## Source excerpt
========================================
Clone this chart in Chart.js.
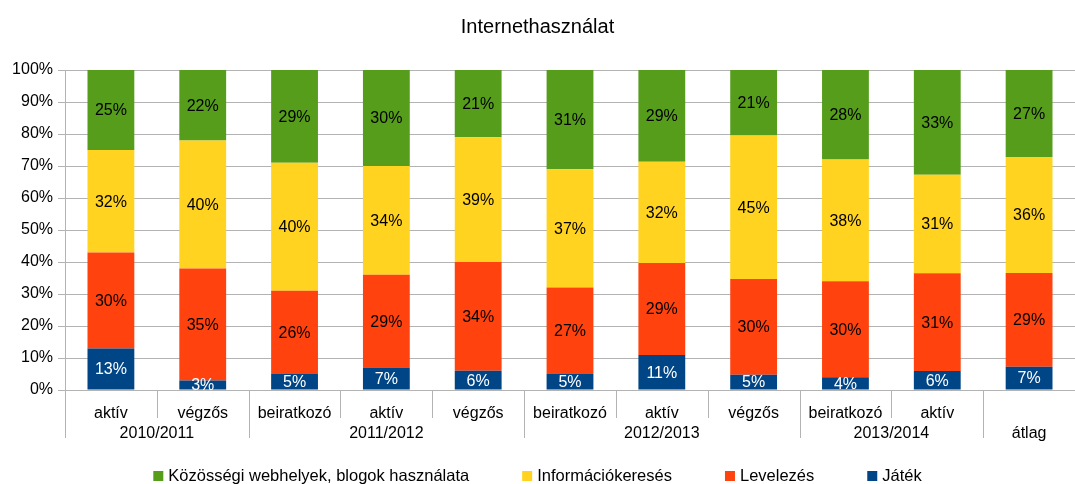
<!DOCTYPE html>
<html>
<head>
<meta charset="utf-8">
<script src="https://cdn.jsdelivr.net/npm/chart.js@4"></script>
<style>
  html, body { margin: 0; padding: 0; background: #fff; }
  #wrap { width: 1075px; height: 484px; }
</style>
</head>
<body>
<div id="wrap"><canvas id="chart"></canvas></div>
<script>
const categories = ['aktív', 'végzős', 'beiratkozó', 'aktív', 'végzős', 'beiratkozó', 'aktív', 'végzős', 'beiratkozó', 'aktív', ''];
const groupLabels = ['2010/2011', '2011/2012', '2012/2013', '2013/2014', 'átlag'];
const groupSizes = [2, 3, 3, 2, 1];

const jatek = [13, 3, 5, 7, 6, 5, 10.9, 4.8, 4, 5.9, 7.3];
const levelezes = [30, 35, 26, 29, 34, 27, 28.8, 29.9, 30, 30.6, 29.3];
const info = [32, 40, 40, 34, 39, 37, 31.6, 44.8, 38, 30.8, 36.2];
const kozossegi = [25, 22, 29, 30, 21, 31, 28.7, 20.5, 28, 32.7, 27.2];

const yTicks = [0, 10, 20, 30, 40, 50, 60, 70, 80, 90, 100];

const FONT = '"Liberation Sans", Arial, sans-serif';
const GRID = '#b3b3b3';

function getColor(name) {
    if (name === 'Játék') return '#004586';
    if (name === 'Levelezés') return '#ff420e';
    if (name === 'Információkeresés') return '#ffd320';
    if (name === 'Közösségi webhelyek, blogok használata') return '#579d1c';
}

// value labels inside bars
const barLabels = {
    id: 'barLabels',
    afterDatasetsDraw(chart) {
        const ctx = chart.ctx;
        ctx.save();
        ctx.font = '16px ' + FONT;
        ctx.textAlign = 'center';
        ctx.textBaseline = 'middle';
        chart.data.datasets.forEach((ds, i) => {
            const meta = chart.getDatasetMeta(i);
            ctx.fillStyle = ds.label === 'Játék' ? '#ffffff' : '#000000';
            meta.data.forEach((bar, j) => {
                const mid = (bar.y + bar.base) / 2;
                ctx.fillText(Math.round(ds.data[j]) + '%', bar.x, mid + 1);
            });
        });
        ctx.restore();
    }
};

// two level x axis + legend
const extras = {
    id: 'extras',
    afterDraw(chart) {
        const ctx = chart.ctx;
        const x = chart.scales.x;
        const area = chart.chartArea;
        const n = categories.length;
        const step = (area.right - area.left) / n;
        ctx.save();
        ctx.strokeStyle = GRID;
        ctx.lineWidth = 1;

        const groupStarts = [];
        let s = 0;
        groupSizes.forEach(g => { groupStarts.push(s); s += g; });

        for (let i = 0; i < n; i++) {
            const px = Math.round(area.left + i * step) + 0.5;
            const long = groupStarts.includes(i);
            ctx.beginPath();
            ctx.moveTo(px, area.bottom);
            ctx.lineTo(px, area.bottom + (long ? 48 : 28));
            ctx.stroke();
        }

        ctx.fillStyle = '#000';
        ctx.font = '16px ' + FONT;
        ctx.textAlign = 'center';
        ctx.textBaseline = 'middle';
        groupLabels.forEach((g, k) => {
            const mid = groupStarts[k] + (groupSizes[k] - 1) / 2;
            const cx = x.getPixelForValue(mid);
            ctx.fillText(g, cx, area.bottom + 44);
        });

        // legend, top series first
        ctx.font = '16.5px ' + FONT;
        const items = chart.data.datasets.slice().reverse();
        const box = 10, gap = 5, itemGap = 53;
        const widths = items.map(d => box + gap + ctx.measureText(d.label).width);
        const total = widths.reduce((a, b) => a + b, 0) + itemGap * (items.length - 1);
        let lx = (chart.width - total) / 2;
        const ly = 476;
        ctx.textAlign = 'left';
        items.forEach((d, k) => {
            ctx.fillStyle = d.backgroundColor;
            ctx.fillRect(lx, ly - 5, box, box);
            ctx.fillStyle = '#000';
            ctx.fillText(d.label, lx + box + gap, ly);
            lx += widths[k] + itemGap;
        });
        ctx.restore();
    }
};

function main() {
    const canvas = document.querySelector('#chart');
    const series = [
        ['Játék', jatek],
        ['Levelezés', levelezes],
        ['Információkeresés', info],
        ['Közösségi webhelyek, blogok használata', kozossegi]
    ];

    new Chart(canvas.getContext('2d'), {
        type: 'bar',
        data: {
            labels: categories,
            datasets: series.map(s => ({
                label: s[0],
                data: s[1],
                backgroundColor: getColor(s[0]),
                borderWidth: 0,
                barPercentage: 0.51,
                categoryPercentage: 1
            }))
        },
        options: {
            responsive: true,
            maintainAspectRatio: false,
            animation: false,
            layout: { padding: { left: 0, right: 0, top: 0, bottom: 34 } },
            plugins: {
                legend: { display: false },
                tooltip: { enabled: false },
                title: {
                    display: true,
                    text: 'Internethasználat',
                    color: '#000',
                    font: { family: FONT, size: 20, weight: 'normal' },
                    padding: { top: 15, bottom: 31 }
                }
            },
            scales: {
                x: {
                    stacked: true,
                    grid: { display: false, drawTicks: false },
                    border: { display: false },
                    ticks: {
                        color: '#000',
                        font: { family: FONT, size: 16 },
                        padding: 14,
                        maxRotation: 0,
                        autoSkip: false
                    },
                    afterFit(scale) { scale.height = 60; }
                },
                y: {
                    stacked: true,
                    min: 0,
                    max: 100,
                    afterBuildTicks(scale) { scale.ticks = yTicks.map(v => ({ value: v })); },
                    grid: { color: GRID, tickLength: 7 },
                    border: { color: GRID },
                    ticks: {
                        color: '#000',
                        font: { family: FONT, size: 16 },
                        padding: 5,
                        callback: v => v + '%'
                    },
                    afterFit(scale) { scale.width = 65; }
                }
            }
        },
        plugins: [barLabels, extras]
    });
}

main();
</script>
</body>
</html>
========================================
## Task
Only the lines from the start of the material through the line containing "ctx.lineWidth = 1;" should be transcribed. Pictures stay out.

## Right answer
Clone this chart in Chart.js.
<!DOCTYPE html>
<html>
<head>
<meta charset="utf-8">
<script src="https://cdn.jsdelivr.net/npm/chart.js@4"></script>
<style>
  html, body { margin: 0; padding: 0; background: #fff; }
  #wrap { width: 1075px; height: 484px; }
</style>
</head>
<body>
<div id="wrap"><canvas id="chart"></canvas></div>
<script>
const categories = ['aktív', 'végzős', 'beiratkozó', 'aktív', 'végzős', 'beiratkozó', 'aktív', 'végzős', 'beiratkozó', 'aktív', ''];
const groupLabels = ['2010/2011', '2011/2012', '2012/2013', '2013/2014', 'átlag'];
const groupSizes = [2, 3, 3, 2, 1];

const jatek = [13, 3, 5, 7, 6, 5, 10.9, 4.8, 4, 5.9, 7.3];
const levelezes = [30, 35, 26, 29, 34, 27, 28.8, 29.9, 30, 30.6, 29.3];
const info = [32, 40, 40, 34, 39, 37, 31.6, 44.8, 38, 30.8, 36.2];
const kozossegi = [25, 22, 29, 30, 21, 31, 28.7, 20.5, 28, 32.7, 27.2];

const yTicks = [0, 10, 20, 30, 40, 50, 60, 70, 80, 90, 100];

const FONT = '"Liberation Sans", Arial, sans-serif';
const GRID = '#b3b3b3';

function getColor(name) {
    if (name === 'Játék') return '#004586';
    if (name === 'Levelezés') return '#ff420e';
    if (name === 'Információkeresés') return '#ffd320';
    if (name === 'Közösségi webhelyek, blogok használata') return '#579d1c';
}

// value labels inside bars
const barLabels = {
    id: 'barLabels',
    afterDatasetsDraw(chart) {
        const ctx = chart.ctx;
        ctx.save();
        ctx.font = '16px ' + FONT;
        ctx.textAlign = 'center';
        ctx.textBaseline = 'middle';
        chart.data.datasets.forEach((ds, i) => {
            const meta = chart.getDatasetMeta(i);
            ctx.fillStyle = ds.label === 'Játék' ? '#ffffff' : '#000000';
            meta.data.forEach((bar, j) => {
                const mid = (bar.y + bar.base) / 2;
                ctx.fillText(Math.round(ds.data[j]) + '%', bar.x, mid + 1);
            });
        });
        ctx.restore();
    }
};

// two level x axis + legend
const extras = {
    id: 'extras',
    afterDraw(chart) {
        const ctx = chart.ctx;
        const x = chart.scales.x;
        const area = chart.chartArea;
        const n = categories.length;
        const step = (area.right - area.left) / n;
        ctx.save();
        ctx.strokeStyle = GRID;
        ctx.lineWidth = 1;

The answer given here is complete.